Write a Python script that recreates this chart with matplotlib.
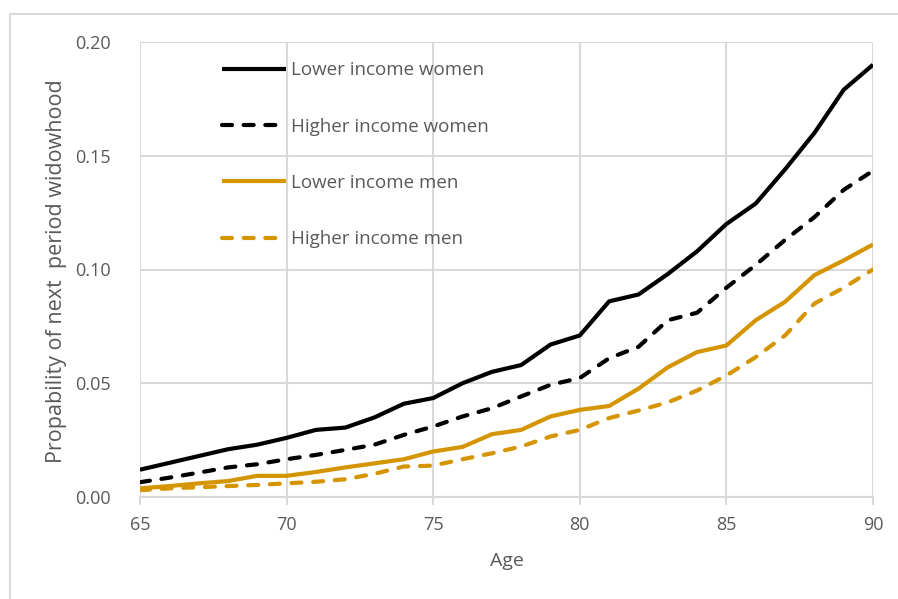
import matplotlib
matplotlib.use("Agg")
import matplotlib.pyplot as plt
from matplotlib.lines import Line2D

plt.rcParams['font.family'] = ['Open Sans', 'DejaVu Sans']

ages = list(range(65, 91))
lower_income_women = [0.012, 0.015, 0.018, 0.021, 0.023, 0.026, 0.0295, 0.0305, 0.035,
                      0.041, 0.0435, 0.050, 0.055, 0.058, 0.067, 0.071, 0.086, 0.089,
                      0.098, 0.108, 0.120, 0.129, 0.144, 0.160, 0.179, 0.190]
higher_income_women = [0.0065, 0.0085, 0.0107, 0.013, 0.0144, 0.0166, 0.0185, 0.0207, 0.023,
                       0.0273, 0.031, 0.0354, 0.039, 0.0442, 0.0493, 0.0523, 0.061, 0.066,
                       0.0777, 0.081, 0.092, 0.102, 0.113, 0.123, 0.135, 0.1434]
lower_income_men = [0.0038, 0.0048, 0.006, 0.007, 0.0093, 0.0093, 0.011, 0.013, 0.0148,
                    0.0166, 0.020, 0.022, 0.0276, 0.0295, 0.0354, 0.0383, 0.040, 0.0476,
                    0.057, 0.0637, 0.0666, 0.0777, 0.0858, 0.0975, 0.104, 0.111]
higher_income_men = [0.003, 0.0038, 0.0043, 0.0048, 0.0053, 0.006, 0.0067, 0.0078, 0.0102,
                     0.0134, 0.0138, 0.0166, 0.0192, 0.0222, 0.0266, 0.0295, 0.0347, 0.038,
                     0.0416, 0.0468, 0.0534, 0.0615, 0.071, 0.085, 0.092, 0.100]

series_labels = ["Lower income women", "Higher income women",
                 "Lower income men", "Higher income men"]
x_ticks = [65, 70, 75, 80, 85, 90]
y_ticks = [0.00, 0.05, 0.10, 0.15, 0.20]
y_tick_labels = ["0.00", "0.05", "0.10", "0.15", "0.20"]

BLACK = "#000000"
GOLD = "#D49500"
GRID = "#D9D9D9"
TEXT = "#595959"

fig = plt.figure(figsize=(8.98, 5.99), dpi=100)
ax = fig.add_axes([140 / 898, 1 - 497 / 599, 733 / 898, 455 / 599])

# thin frame along the top and left of the figure
fig.add_artist(Line2D([10 / 898, 10 / 898, 1.0], [0.0, 1 - 14 / 599, 1 - 14 / 599],
                      transform=fig.transFigure, color=GRID, lw=1.5))

dash = dict(dashes=(2.4, 2.8), dash_capstyle='round')
lw = 3.0
ax.plot(ages, lower_income_women, color=BLACK, lw=lw, solid_capstyle='butt',
        label=series_labels[0])
ax.plot(ages, higher_income_women, color=BLACK, lw=lw, label=series_labels[1], **dash)
ax.plot(ages, lower_income_men, color=GOLD, lw=lw, solid_capstyle='butt',
        label=series_labels[2])
ax.plot(ages, higher_income_men, color=GOLD, lw=lw, label=series_labels[3], **dash)

ax.set_xlim(65, 90)
ax.set_ylim(0, 0.20)
ax.set_xticks(x_ticks)
ax.set_yticks(y_ticks)
ax.set_yticklabels(y_tick_labels)

ax.grid(True, color=GRID, lw=1.5)
ax.set_axisbelow(True)
for side in ("top", "right", "left"):
    ax.spines[side].set_visible(False)
ax.spines["bottom"].set_color(GRID)
ax.spines["bottom"].set_linewidth(1.5)

ax.tick_params(axis='x', length=6, width=1.5, color=GRID, pad=8,
               labelsize=13, labelcolor=TEXT)
ax.tick_params(axis='y', length=0, pad=21, labelsize=13, labelcolor=TEXT)

ax.set_xlabel("Age", fontsize=14, color=TEXT)
ax.xaxis.set_label_coords(0.5, -0.121)
ax.set_ylabel("Propability of next  period widowhood", fontsize=15.5, color=TEXT)
ax.yaxis.set_label_coords(-0.0996, 0.496)

leg = ax.legend(loc='upper left', bbox_to_anchor=(0.112, 0.958), frameon=False,
                fontsize=13.5, handlelength=3.4, handletextpad=0.3, labelspacing=2.05,
                borderaxespad=0, borderpad=0)
for t in leg.get_texts():
    t.set_color(TEXT)

fig.savefig("out.png", dpi=100)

● **Short exercise**
Every line in the data above that contains "matplotlib" needs to be copied.

● **Task answer**
Write a Python script that recreates this chart with matplotlib.
import matplotlib
matplotlib.use("Agg")
import matplotlib.pyplot as plt
from matplotlib.lines import Line2D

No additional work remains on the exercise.